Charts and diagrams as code
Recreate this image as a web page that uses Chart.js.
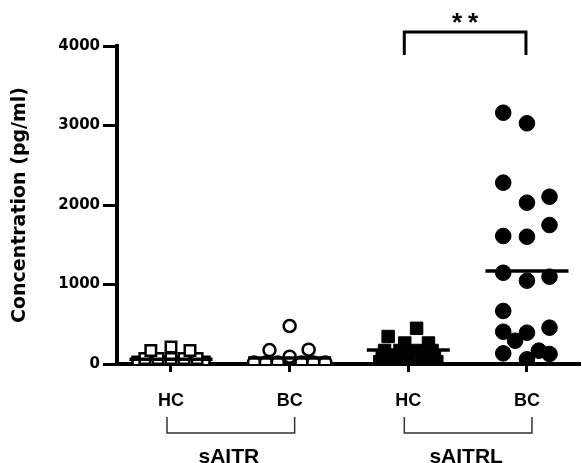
<!DOCTYPE html>
<html>
<head>
<meta charset="utf-8">
<script src="https://cdn.jsdelivr.net/npm/chart.js@4/dist/chart.umd.min.js"></script>
<style>
html,body{margin:0;padding:0;background:#fff;}
#wrap{width:582px;height:463px;}
</style>
</head>
<body>
<div id="wrap"><canvas id="chart" width="582" height="463"></canvas></div>
<script>

//=============================
// DATA
//=============================

const groups = ["sAITR", "sAITRL"];

const subLabels = ["HC", "BC", "HC", "BC"];

const yTicks = [0, 1000, 2000, 3000, 4000];

// sAITR, healthy controls (open squares)
const saitrHC = [25, 25, 25, 25, 25, 25, 70, 70, 70, 70, 70, 170, 215, 170];
const saitrHCJitter = [-0.28, -0.17, -0.06, 0.06, 0.17, 0.28, -0.22, -0.11, 0, 0.11, 0.22, -0.17, 0, 0.16];

// sAITR, breast cancer (open circles)
const saitrBC = [20, 20, 20, 20, 20, 20, 175, 92, 180, 478];
const saitrBCJitter = [-0.3, -0.2, -0.1, 0.1, 0.2, 0.3, -0.17, 0, 0.16, 0];

// sAITRL, healthy controls (filled squares)
const saitrlHC = [30, 30, 30, 30, 30, 100, 100, 100, 100, 100, 170, 170, 170, 170, 346, 264, 264, 449];
const saitrlHCJitter = [-0.24, -0.12, 0, 0.12, 0.24, -0.22, -0.11, 0, 0.11, 0.22, -0.2, -0.07, 0.07, 0.2, -0.17, -0.03, 0.17, 0.07];

// sAITRL, breast cancer (filled circles)
const saitrlBC = [3161, 3028, 2281, 2104, 2029, 1748, 1610, 1601, 1148, 1098, 1048, 667, 457, 406, 394, 293, 168, 134, 126, 59];
const saitrlBCJitter = [-0.2, 0, -0.2, 0.19, 0, 0.19, -0.2, 0, -0.2, 0.19, 0, -0.2, 0.19, -0.2, 0, -0.1, 0.1, -0.2, 0.19, 0];

// group means (horizontal bars)
const means = [60, 75, 176, 1170];

//=============================
// HELPERS
//=============================

function points(values, jitter, pos){
    return values.map((v, i) => ({x: pos + jitter[i], y: v}));
}

function meanLine(i){
    return {
        type: "line",
        data: [{x: i + 1 - 0.35, y: means[i]}, {x: i + 1 + 0.35, y: means[i]}],
        showLine: true,
        borderColor: "#000",
        borderWidth: 3.5,
        pointRadius: 0,
        order: 0,
        clip: false
    };
}

function markers(values, jitter, pos, style, fill, radius, border){
    return {
        data: points(values, jitter, pos),
        pointStyle: style,
        pointRadius: radius,
        pointBackgroundColor: fill,
        pointBorderColor: "#000",
        pointBorderWidth: border,
        order: 1,
        clip: {left: false, top: false, right: false, bottom: 0}
    };
}

//=============================
// ANNOTATIONS
//=============================

const annotations = {
    id: "annotations",
    afterDraw(chart){
        const ctx = chart.ctx;
        const xs = chart.scales.x;
        const area = chart.chartArea;

        ctx.save();

        // group brackets
        ctx.strokeStyle = "#333";
        ctx.lineWidth = 1.5;
        ctx.fillStyle = "#000";
        ctx.font = "bold 21px 'Liberation Sans', Arial";
        ctx.textAlign = "center";
        ctx.textBaseline = "alphabetic";

        groups.forEach((g, i) => {
            const a = xs.getPixelForValue(i * 2 + 1) - 4;
            const b = xs.getPixelForValue(i * 2 + 2) + 5;
            const top = area.bottom + 53;
            const bot = area.bottom + 69;
            ctx.beginPath();
            ctx.moveTo(a, top);
            ctx.lineTo(a, bot);
            ctx.lineTo(b, bot);
            ctx.lineTo(b, top);
            ctx.stroke();
            ctx.fillText(g, (a + b) / 2 - 2, 463);
        });

        // significance bracket
        const s1 = xs.getPixelForValue(3) - 4;
        const s2 = xs.getPixelForValue(4) - 1;
        const st = area.top - 14;
        ctx.lineWidth = 3;
        ctx.strokeStyle = "#000";
        ctx.beginPath();
        ctx.moveTo(s1, area.top + 9);
        ctx.lineTo(s1, st);
        ctx.lineTo(s2, st);
        ctx.lineTo(s2, area.top + 9);
        ctx.stroke();

        ctx.font = "bold 26px 'Liberation Sans', Arial";
        const mid = (s1 + s2) / 2;
        ctx.fillText("*", mid - 8, 31);
        ctx.fillText("*", mid + 8, 31);

        ctx.restore();
    }
};

//=============================
// CHART
//=============================

Chart.defaults.font.family = "'Liberation Sans', Arial";
Chart.defaults.color = "#000";

new Chart(document.getElementById("chart"), {
    type: "scatter",
    data: {
        datasets: [
            markers(saitrHC, saitrHCJitter, 1, "rect", "#fff", 7.4, 2.5),
            markers(saitrBC, saitrBCJitter, 2, "circle", "#fff", 6, 2.5),
            markers(saitrlHC, saitrlHCJitter, 3, "rect", "#000", 8.8, 1),
            markers(saitrlBC, saitrlBCJitter, 4, "circle", "#000", 7.8, 1),
            meanLine(0),
            meanLine(1),
            meanLine(2),
            meanLine(3)
        ]
    },
    options: {
        responsive: false,
        animation: false,
        events: [],
        layout: {autoPadding: false, padding: {top: 46, right: 2, bottom: 0, left: 0}},
        plugins: {
            legend: {display: false},
            tooltip: {enabled: false}
        },
        scales: {
            x: {
                type: "linear",
                min: 0.545,
                max: 4.447,
                afterFit(scale){ scale.height = 99; },
                afterBuildTicks(scale){
                    scale.ticks = subLabels.map((l, i) => ({value: i + 1}));
                },
                ticks: {
                    callback: (v) => subLabels[v - 1],
                    font: {size: 18, weight: "bold"},
                    padding: 18,
                    maxRotation: 0,
                    autoSkip: false
                },
                grid: {
                    drawOnChartArea: false,
                    tickLength: 8,
                    tickWidth: 3,
                    color: "#000"
                },
                border: {display: true, width: 4, color: "#000"}
            },
            y: {
                min: 0,
                max: 4000,
                afterFit(scale){ scale.width = 117; },
                afterBuildTicks(scale){
                    scale.ticks = yTicks.map(v => ({value: v}));
                },
                ticks: {
                    callback: (v) => String(v),
                    font: {family: "'DejaVu Sans'", size: 15, weight: "bold"},
                    padding: 3
                },
                grid: {
                    drawOnChartArea: false,
                    tickLength: 14,
                    tickWidth: 3,
                    color: "#000"
                },
                border: {display: true, width: 4, color: "#000"},
                title: {
                    display: true,
                    text: "Concentration (pg/ml)",
                    font: {family: "'DejaVu Sans'", size: 19, weight: "bold"},
                    padding: {top: 9, bottom: 0}
                }
            }
        }
    },
    plugins: [annotations]
});

</script>
</body>
</html>
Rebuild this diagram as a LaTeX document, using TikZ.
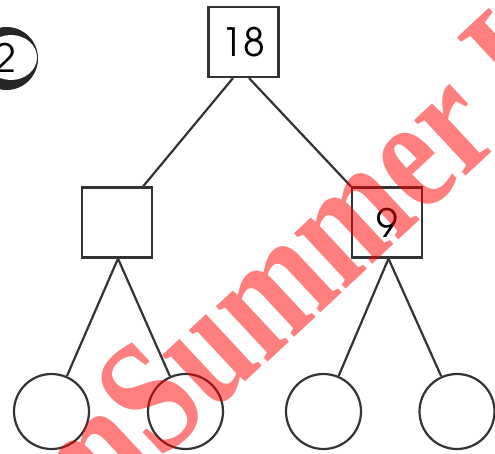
\documentclass[tikz,border=0pt]{standalone}
\usepackage{fontspec}
\usepackage{graphicx}
\setmainfont{TeX Gyre Adventor}
\newfontfamily\wmfont{Liberation Serif}
\begin{document}
\begin{tikzpicture}[x=1pt,y=-1pt,
  ink/.style={draw=black!80,line width=2.2pt},
  sq/.style={ink,fill=white,rectangle,minimum size=70pt,inner sep=0pt,
    font=\fontsize{39}{40}\selectfont},
  ring/.style={ink,fill=white,circle,minimum size=75pt,inner sep=0pt},
  wm/.style={text=red,text opacity=0.5,inner sep=0pt,
    font=\wmfont\bfseries\fontsize{165}{165}\selectfont}]
\useasboundingbox (0,0) rectangle (495,453);
\begin{scope}
\clip (0,0) rectangle (495,453);
% badge
\fill[black!85] (6.5,58.5) circle (31.5);
\fill[white] (11,57.5) ellipse (26 and 22.5);
\node[font=\fontsize{39}{40}\selectfont,inner sep=0pt] (badge) at (5,57.5) {2};
% nodes
\node[sq] (t) at (243.5,42) {18};
\node[sq] (l) at (117,222.5) {};
\node[sq] (r) at (387,222.5) {9};
\node[ring] (c1) at (51.5,411.5) {};
\node[ring] (c2) at (185.5,411.5) {};
\node[ring] (c3) at (323.5,411.5) {};
\node[ring] (c4) at (457,411.5) {};
% connectors
\draw[ink] ([xshift=-10.5pt]t.south) -- ([xshift=-10pt]l.north east);
\draw[ink] ([xshift=5.5pt]t.south) -- (r.north west);
\draw[ink] ([xshift=1pt]l.south) -- (c1);
\draw[ink] ([xshift=1pt]l.south) -- (c2);
\draw[ink] ([xshift=1.5pt]r.south) -- (c3);
\draw[ink] ([xshift=1.5pt]r.south) -- (c4);
% watermark
\node[wm,anchor=mid west,rotate=43] (mark) at (80,533)
  {\scalebox{0.78}[1]{mSummer L}};
\end{scope}
\end{tikzpicture}
\end{document}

# DESCRIPTION OF THE TASK
Starting at the first line of the material, output exactly the lines up to and including the one with "const yTicks = [0, 1000, 2000, 3000, 4000];". Do not include the pictures.

# RESULT OF THIS EXERCISE
Recreate this image as a web page that uses Chart.js.
<!DOCTYPE html>
<html>
<head>
<meta charset="utf-8">
<script src="https://cdn.jsdelivr.net/npm/chart.js@4/dist/chart.umd.min.js"></script>
<style>
html,body{margin:0;padding:0;background:#fff;}
#wrap{width:582px;height:463px;}
</style>
</head>
<body>
<div id="wrap"><canvas id="chart" width="582" height="463"></canvas></div>
<script>

//=============================
// DATA
//=============================

const groups = ["sAITR", "sAITRL"];

const subLabels = ["HC", "BC", "HC", "BC"];

const yTicks = [0, 1000, 2000, 3000, 4000];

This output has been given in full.